老男人早上起床后的头等大事,是“上茅坑”。穿着长衫坐在茅坑座头上,一只手夹着青烟袅袅的煤头纸,一只手揉搓烟团,嘴巴“呼嗒!呼嗒”地吹煤头纸。吸烟时发出“吧啦!吧啦”的声音,如在塘里钓黄鳝。农民如厕没有书看,自古谚云:撒屙烟,一搭两便。
有个老农,人家抽烟用煤头纸吹火(为省几根火柴),他把吸着的烟火磕在自己的手掌心上,掌心托着火吸烟。据说香烟火的温度,可达八百度之高,老农手心不惧炙烤,料想他的皮肉有多厚!他的烟管头是个木斗,杆子用虎筱丫枝做的,是典型的猪麻鸟烟管,在众多的烟管中,他的道具倒数第一,烟油挖不出来,门槛上一磕,木斗骨碌碌的会滚出去,与杆子分道扬镳。他俯身直追,幽默地这般骂去:“妈妈的!看你往哪里逃!”

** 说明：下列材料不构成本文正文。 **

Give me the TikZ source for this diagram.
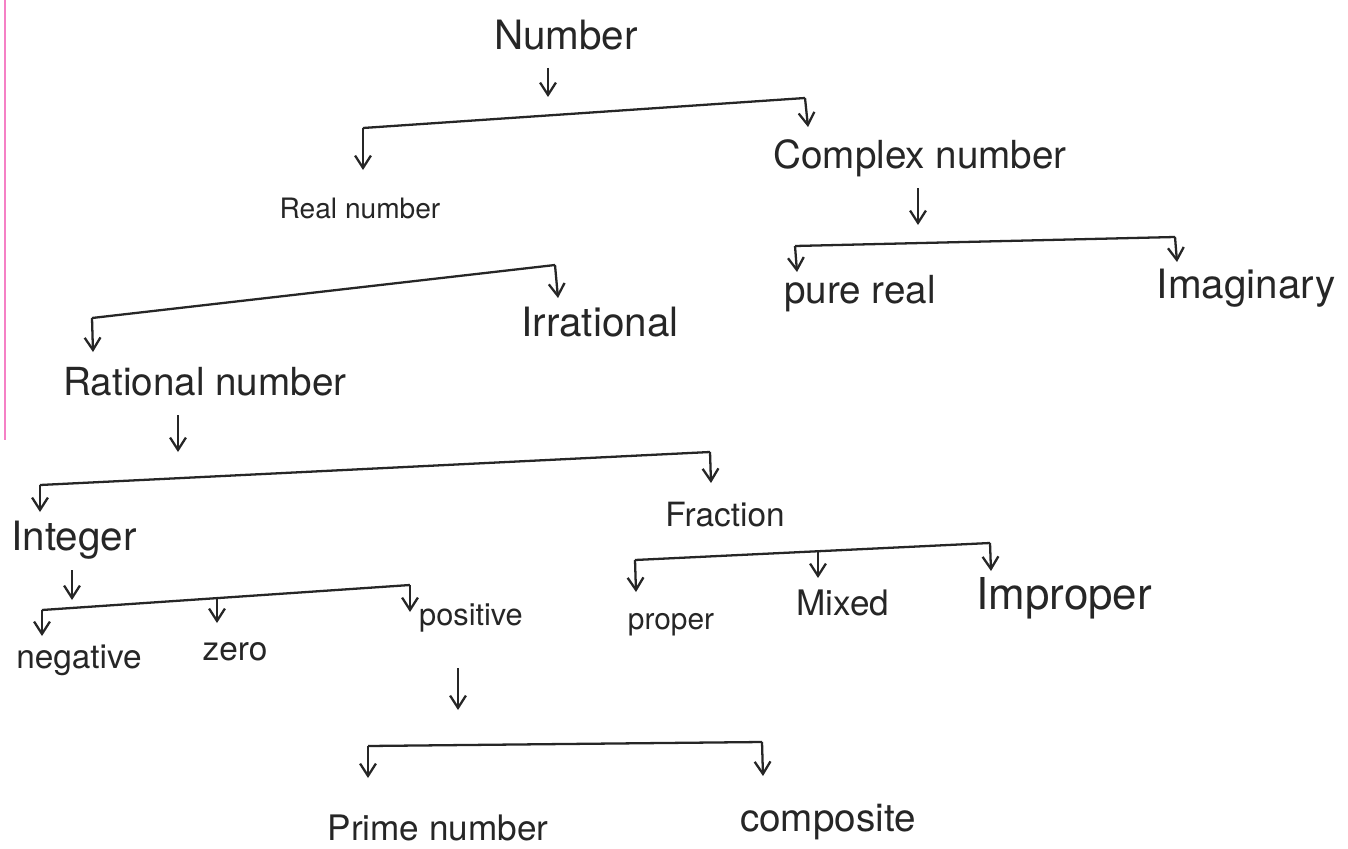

看人抽香烟,没有观看吸潮烟有味道,香烟本身是快节奏的产物,与西装、领带、皮鞋、打火机相匹配,潮烟管只配穿长衫马褂者,假如着西装革履叼一根潮烟管,就有乾隆皇帝打手机一般的滑稽了。林语堂吸的是烟斗,他的智慧及幽默靠烟斗烧制。不过仔细看咱们老辈们吸潮烟,那派头也十足地令人拍手称奇。

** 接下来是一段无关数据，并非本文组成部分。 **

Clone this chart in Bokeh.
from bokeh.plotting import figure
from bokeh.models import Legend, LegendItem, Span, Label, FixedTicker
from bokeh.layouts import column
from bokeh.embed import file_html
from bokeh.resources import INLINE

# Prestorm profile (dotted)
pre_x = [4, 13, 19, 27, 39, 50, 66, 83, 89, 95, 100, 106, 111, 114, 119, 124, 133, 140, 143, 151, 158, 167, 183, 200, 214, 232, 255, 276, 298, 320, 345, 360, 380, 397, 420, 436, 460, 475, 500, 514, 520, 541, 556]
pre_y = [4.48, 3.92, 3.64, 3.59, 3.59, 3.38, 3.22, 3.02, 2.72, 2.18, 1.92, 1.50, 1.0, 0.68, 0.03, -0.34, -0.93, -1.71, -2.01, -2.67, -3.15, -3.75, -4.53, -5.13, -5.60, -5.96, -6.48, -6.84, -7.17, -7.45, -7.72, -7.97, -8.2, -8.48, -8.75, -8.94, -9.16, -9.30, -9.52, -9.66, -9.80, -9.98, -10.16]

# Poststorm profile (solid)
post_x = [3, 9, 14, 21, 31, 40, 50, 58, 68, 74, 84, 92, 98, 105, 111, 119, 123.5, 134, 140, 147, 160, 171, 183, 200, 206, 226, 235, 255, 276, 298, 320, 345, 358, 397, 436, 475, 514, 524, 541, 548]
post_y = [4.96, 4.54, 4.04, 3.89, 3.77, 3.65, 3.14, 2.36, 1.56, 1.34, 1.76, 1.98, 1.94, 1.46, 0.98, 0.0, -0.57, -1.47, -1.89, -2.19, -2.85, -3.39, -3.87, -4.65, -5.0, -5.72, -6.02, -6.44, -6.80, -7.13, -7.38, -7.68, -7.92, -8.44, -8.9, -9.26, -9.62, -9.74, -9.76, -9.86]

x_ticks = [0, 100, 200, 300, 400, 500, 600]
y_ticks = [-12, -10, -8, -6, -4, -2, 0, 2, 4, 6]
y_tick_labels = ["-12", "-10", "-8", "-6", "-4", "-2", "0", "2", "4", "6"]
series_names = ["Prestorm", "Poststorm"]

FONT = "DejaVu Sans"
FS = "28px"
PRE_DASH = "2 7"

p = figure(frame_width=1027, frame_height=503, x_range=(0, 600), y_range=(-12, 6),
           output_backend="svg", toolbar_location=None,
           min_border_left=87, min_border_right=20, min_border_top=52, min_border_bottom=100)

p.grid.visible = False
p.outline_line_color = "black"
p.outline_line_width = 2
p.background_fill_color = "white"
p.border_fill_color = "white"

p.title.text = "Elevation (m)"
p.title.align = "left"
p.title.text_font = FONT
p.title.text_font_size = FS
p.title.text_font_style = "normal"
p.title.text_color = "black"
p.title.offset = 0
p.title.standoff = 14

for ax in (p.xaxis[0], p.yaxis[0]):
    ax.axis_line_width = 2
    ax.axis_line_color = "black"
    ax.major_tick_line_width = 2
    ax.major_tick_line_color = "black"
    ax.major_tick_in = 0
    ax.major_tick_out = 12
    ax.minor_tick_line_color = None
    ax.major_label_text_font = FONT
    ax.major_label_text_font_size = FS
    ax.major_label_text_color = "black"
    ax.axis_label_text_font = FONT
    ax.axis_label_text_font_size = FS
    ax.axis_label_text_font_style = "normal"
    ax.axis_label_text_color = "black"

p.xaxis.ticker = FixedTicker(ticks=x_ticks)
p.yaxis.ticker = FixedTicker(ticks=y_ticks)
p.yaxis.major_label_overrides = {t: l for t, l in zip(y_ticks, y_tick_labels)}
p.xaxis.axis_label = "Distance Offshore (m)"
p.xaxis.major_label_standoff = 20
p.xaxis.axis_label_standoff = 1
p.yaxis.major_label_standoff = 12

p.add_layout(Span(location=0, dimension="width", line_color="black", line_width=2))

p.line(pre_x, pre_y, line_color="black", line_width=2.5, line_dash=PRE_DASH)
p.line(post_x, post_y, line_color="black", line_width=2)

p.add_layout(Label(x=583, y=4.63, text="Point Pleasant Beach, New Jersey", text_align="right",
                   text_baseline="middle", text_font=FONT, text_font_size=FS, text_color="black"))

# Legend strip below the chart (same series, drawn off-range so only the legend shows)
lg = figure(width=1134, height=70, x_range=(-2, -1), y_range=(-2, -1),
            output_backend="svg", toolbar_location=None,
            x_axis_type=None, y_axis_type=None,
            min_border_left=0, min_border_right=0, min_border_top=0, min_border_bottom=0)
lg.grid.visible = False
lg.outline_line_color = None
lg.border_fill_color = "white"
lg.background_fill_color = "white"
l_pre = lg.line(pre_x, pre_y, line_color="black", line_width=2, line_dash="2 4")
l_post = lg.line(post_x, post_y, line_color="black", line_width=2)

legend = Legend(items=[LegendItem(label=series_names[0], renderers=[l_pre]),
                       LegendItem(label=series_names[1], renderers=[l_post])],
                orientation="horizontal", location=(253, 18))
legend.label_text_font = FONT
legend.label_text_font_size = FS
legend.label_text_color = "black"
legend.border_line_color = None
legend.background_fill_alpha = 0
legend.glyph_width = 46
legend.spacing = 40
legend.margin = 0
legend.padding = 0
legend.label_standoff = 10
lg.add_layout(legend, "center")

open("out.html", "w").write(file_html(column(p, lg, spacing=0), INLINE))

老辈们将粗壮的拇指和食指伸入烟匣,这两个粗壮笨拙的指头,在小小的匣中却显得无比地灵动和熟稔。不用眼睛盯着看,全凭“暗箱操作”,须臾搓出一颗合适的烟团。装到烟锅上,照样不必费眼神。只听“呼嗒”一声吹,手中的煤头纸冉冉升起红幽幽的火光,然后对着烟锅,火光一矮之后,一口饱和的烟雾,深深地吸入腹腔,在肚肠中七弯八拐之后,慢慢再从嘴巴与鼻洞中闲逸而出。这样的情景确实太富有诗意了。他们的眼神通常甜蜜而满足,他们的嘴巴是洞开的,能见到里面两排墨黑的牙齿,而且七孔八洞,东倒西歪,那舌头像爬上岸来晒太阳的鳄鱼,一动不动。从肚里流出源源不断的青烟,那悠闲的烟雾绕着疏朗的牙缝齿隙,如山脚升起的丝丝白云,如《归去来兮辞》中说的“云无心以出岫,鸟倦飞而知还”。

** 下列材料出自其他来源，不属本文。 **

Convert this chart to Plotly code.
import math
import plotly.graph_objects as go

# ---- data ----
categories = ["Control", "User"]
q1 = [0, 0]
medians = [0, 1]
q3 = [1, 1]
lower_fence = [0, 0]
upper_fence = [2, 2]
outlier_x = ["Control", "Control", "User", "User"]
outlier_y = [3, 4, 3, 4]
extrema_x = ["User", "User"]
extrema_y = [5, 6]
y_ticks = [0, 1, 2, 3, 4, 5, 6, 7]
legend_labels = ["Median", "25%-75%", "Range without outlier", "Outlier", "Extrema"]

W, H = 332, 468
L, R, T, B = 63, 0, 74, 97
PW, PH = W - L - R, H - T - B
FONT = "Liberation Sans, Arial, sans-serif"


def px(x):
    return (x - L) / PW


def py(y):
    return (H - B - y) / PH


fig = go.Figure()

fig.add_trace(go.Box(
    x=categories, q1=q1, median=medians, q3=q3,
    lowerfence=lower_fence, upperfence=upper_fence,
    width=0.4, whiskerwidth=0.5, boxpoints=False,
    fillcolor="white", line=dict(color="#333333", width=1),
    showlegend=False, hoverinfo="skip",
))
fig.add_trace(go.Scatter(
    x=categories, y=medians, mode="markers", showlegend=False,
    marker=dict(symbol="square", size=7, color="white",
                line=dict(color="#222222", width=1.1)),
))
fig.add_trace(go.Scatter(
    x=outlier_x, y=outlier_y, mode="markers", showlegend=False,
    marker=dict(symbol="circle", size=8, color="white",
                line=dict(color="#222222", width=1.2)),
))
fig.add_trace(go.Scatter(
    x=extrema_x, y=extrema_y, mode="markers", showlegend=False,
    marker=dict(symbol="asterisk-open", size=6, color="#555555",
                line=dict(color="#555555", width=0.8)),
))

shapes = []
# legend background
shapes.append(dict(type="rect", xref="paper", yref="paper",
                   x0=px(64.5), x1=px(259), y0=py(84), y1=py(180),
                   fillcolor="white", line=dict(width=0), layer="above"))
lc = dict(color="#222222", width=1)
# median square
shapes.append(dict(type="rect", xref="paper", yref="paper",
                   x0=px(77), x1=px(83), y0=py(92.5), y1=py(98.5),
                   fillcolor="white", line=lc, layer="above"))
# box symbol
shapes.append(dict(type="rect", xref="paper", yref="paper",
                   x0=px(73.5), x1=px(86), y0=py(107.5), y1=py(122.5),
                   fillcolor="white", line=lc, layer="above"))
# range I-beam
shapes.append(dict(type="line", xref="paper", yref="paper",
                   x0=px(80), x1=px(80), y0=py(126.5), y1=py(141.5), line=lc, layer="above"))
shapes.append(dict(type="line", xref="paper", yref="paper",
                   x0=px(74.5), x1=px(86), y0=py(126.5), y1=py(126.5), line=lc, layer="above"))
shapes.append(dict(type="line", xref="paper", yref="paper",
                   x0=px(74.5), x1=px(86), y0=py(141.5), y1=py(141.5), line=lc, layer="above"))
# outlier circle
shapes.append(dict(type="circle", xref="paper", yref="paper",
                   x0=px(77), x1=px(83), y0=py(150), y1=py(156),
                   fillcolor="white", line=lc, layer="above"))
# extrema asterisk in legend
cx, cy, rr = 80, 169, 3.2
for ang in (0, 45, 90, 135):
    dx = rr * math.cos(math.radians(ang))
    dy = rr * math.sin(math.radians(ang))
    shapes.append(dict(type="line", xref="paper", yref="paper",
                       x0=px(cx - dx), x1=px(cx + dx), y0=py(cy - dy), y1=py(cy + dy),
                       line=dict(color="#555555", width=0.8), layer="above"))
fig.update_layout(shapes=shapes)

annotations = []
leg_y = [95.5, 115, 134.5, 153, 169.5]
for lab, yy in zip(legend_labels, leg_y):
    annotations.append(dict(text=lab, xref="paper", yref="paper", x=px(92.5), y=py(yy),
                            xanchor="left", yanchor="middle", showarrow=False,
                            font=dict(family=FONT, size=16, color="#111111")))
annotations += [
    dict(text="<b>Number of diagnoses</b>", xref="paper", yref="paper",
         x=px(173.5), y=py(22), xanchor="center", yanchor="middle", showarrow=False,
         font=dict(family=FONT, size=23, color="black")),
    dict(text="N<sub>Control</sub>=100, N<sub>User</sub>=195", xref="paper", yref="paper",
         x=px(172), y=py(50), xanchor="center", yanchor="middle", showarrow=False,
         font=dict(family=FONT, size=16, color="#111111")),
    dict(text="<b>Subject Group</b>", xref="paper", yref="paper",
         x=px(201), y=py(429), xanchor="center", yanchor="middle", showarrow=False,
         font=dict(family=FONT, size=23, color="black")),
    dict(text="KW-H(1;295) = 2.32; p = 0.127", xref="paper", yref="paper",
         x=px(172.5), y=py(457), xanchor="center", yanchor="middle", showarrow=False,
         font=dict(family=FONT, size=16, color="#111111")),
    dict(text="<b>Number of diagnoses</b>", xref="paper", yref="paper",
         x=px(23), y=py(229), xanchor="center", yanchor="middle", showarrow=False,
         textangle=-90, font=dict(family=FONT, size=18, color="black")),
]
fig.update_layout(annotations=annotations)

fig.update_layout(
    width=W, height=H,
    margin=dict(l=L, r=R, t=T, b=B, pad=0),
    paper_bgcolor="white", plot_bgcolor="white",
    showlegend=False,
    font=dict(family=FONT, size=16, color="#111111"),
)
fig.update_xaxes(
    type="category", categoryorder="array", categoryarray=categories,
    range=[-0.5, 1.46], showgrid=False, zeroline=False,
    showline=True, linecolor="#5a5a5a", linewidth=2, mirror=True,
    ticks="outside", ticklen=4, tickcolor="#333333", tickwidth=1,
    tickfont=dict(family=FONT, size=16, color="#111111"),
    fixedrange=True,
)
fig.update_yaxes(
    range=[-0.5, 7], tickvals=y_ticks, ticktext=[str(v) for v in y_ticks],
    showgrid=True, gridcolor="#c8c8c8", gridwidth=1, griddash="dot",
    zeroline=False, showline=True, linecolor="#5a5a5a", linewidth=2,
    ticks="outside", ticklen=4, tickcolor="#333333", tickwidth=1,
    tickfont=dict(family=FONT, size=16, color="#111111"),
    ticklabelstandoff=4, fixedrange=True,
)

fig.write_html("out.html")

他们吸烟的动作十分忙碌,不断地装烟、磕锅灰、捅烟杆、刮烟油、吹煤头纸、嘴巴呼嗒呼嗒响个不停。我们年少,不禁要问:“为什么一有空就忙着吸烟呢?”他们众口一词说:“小官人啊,做人就忙得管烟,苦得口酒!做人来做什么?其实是一条吃饭的虫而已……”
年轻不知老来事,于今想来,那便是老辈们对人生意义的高度概括和总结,他们何必去弄懂什么苏格拉底、柏拉图、孔子、庄子、墨子呢。我一直在问自己:“除了做一条吃饭的虫外,还能做些什么?”